As promised yesterday in my blog, I went whale watching and, indeed, the whales did show!
It is a big ocean out there and a whale sighting is never guaranteed. We were fortunate this morning to sight two, possibly three, whales.
At 9:30 a.m. the crew of the catamaran
Jolly Mon
and their guests, members of the Environmental Association of St. Thomas (EAST) and marine biology students of the University of the Virgin Islands spotted whale spout 3 miles off the port bow the earliest in the day ever in decades of whale watching.
Brief factorial
Humpback Whales travel to Virgin Islands waters to breed during the winter months. From February through April East hosts whale watching expeditions to watch for these giants of the sea with the purpose of recording their activities and to lookout for Japanese and Icelandic whaling ships that sometimes try to poach our waters.
Humpbacks do not feed during their stay in the tropics, but rather give birth to their young and train them in our warmer waters. As summer approaches, Humpbacks head back north to their rich feeding grounds off the continental shelf of New England and Canada.
The first whale was spotted to the North West (Atlantic Ocean) just off of the passing cruise ship
Noordam
and was in full breach. (Leaping out of the water, a precursor to diving deep.) A full half hour passed before a whale spout was sighted again, three miles off. (Pictured below.)
The whales did not full breach again during our watch, but did appear frequently for air. During these surfacings, a calf was spotted with mother. A very exciting treat as the evidence of young is rare, but a great sign that the species is recovering from earlier whaling slaughters.
Humpbacks in our waters rarely travel in groups of more than two or three. Pilot whales will travel in pods counted at over 50 members and sometimes sailors will mistakenly identify them as humpbacks. Dolphins also perpetuate our waters and a group of five showed off briefly for us before a brief rain squall caused them to move on.
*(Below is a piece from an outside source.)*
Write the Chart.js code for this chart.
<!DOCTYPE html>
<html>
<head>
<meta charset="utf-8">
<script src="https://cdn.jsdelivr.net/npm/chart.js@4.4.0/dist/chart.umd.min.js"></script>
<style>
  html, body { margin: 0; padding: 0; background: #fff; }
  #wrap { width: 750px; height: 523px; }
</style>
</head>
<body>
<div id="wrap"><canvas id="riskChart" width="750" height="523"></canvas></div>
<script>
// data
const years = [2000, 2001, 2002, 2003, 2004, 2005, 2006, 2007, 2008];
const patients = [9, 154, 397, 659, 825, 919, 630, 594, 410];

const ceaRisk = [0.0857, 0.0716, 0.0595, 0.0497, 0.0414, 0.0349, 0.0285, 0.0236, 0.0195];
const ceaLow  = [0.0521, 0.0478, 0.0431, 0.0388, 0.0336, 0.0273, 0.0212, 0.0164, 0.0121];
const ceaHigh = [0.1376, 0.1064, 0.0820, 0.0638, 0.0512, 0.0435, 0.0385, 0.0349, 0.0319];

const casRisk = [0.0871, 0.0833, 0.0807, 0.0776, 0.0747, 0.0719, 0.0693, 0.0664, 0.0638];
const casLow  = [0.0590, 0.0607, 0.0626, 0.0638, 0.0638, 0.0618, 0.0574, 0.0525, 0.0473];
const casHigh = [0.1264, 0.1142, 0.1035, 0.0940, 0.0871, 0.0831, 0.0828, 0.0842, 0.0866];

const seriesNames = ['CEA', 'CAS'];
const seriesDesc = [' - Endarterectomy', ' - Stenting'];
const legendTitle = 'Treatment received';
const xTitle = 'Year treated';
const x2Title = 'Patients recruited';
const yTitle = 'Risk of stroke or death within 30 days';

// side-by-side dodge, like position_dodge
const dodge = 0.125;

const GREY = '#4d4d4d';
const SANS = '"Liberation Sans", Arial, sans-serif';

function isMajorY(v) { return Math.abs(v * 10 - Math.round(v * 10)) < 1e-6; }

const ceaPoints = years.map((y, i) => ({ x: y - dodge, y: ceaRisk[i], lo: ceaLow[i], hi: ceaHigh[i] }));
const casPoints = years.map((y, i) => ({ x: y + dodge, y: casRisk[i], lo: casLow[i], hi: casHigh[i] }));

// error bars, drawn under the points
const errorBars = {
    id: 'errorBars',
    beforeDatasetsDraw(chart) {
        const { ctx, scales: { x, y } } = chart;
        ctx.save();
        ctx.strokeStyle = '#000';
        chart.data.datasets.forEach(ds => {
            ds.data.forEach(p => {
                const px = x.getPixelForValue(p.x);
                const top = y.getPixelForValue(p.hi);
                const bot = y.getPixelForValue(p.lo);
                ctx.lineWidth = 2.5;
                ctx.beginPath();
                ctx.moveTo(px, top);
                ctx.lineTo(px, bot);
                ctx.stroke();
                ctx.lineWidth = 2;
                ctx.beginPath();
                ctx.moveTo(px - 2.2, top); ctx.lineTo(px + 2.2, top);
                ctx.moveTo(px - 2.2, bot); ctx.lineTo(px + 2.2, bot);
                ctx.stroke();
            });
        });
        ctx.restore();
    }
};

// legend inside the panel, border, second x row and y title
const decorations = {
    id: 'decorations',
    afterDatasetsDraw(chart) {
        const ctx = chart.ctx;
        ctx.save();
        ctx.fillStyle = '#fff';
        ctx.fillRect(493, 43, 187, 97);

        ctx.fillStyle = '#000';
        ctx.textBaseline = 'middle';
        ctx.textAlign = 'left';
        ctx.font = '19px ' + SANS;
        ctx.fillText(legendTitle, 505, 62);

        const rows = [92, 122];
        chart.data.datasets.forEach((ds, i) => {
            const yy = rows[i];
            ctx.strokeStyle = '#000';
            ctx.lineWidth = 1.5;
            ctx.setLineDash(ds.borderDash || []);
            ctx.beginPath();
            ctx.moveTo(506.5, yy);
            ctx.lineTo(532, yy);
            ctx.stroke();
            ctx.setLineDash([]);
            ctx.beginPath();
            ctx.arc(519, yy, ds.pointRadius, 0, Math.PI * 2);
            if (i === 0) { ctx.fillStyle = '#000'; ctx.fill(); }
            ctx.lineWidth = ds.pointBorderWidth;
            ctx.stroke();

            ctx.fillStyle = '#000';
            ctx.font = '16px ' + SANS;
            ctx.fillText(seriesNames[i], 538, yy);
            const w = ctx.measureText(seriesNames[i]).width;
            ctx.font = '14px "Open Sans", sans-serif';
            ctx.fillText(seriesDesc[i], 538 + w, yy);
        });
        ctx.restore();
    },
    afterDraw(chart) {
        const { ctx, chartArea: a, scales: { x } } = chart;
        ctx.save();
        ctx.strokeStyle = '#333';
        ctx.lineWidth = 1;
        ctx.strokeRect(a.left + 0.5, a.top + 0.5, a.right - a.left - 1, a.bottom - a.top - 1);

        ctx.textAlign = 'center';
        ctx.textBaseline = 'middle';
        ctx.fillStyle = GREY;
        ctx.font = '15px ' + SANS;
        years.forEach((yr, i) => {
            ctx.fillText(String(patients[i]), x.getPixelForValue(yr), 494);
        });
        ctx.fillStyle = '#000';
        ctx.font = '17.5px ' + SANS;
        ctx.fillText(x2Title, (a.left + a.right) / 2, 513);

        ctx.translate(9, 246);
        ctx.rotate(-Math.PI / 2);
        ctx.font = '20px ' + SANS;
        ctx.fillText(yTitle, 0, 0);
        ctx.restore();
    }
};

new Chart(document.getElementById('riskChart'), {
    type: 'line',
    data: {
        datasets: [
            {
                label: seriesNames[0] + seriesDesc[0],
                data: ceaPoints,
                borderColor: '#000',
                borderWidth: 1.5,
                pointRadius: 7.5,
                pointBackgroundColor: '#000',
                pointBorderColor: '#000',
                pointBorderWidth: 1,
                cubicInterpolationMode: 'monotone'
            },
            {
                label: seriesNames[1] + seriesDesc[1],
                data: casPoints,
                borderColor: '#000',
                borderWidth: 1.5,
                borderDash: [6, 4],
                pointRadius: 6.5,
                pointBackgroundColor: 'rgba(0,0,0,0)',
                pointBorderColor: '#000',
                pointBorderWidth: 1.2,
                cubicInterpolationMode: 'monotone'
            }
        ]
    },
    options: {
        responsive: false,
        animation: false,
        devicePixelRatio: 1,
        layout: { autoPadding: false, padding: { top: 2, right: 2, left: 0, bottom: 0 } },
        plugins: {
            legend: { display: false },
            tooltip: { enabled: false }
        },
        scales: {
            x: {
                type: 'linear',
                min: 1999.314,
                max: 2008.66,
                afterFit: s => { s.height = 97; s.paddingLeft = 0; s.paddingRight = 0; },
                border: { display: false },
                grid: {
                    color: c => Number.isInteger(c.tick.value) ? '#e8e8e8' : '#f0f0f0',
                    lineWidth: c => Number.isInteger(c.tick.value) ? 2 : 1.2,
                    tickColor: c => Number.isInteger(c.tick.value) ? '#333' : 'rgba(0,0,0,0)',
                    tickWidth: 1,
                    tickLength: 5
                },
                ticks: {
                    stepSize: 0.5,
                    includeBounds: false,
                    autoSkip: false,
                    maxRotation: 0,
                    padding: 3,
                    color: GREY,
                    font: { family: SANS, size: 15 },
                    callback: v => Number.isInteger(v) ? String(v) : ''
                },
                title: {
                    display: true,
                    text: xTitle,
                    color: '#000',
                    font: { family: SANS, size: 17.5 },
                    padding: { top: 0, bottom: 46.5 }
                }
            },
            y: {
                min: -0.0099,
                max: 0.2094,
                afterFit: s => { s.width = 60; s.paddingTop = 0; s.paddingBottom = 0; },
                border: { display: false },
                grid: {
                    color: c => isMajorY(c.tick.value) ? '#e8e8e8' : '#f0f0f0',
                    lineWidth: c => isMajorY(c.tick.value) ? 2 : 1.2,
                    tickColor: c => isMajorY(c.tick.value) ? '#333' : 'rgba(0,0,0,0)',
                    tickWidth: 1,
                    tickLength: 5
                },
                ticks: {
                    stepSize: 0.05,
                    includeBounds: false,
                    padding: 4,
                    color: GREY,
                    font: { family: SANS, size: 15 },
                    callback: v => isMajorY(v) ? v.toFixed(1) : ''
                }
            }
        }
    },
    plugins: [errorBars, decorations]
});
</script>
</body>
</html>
We came no closer than 3/4 of a mile to the whales (a bit over a kilometer) 1) so as not to disturb the calf and 2) no permits are currently being issued for close observation of whales even to researchers. That's a fine, jail time and confiscation of the boat.
The Virgin Islands Daily News will be publishing one of the images in Monday's edition.
None of the images have been retouched other than to resize for upload. I will not ask forgiveness for crooked horizons, the goal was to photograph quickly surfacing and submerging whales. Shooting straight horizons on an ocean tossed boat was at the far bottom of my list.
Enjoy the photos. I will be going back out on the next expedition in two weeks.
A sense of scale. My son, Johnathon, 5'10", stands behind a vertebrae of a humpback whale. Likely from a juvenile, this bone is part of a whale's spinal column. On top of the bone are a few pieces of baleen, the material baleen whales have instead of teeth that allow them to filter small smishand plankton that they eat as food.
To the left bottom of this image is the skull of a bottle nosed dolphin. (And no, the romance novel does not belong to either my son or me!
The cruise ship Noordam passes us a mile to port. Hold on when that wake hits! When the ship was several miles out, the tourists on deck got a treat as a full grown Humpback whale leapt into the air off the ship's port. This was our first whale sign of the day. We cut motors and hoisted sales to close on the sighting location.
The intrepid crew and guests of the "Jolly Mon" set out from Red Hook, St. THomas to seek whales.
Second whale sign! Out in the distance a huge spout of air as a humpback surfaces a half hour after the first sighting. We dropped sail and set to drifting.
A whale! A whale! A treasured sight. A mother humpback whale surfaces briefly with her calf. Such sightings, while probably not the most picturesque in the world, have immense scientific and environmental value in the study of recovering whale populations. The mothers hump is behind the smaller hump of her calf.
Another look as the calf starts to disappear beneath the waves.
You never know what you will see, if anything, when you go whale watching. A small pod of dolphins, 5 in all, came racing towards our boat at we watched the whales. Unfortunately, the excitable newbies on board all started rushing about the boat to see the dolphins racing across our bow and even under us. One stood on his tail a few brief moments to look us over. With rookies rushing back and forth, the captain struggled to keep the boat stabilized and I could only get one clean shot free of peoples heads before the dolphins raced off ahead of an approaching squall. Ah, well, next time I will get the performance shots! :)
After a couple hours of whale watching, we headed back towards St. Thomas and Christmas cove. This is a lovely shallow and calm bay on a key sitting just off of St. Thomas' west end. The bay is very shallow and sports as its highlight many living banks of coral reefs. I will post a bunch of Christmas Cove pictures tomorrow, but for now a couple teases.
A five foot barracuda stands off and watches me for a few seconds before deciding I was boring company.
A smattering of fish surrond one of the coral reef banks at Christmas Cove.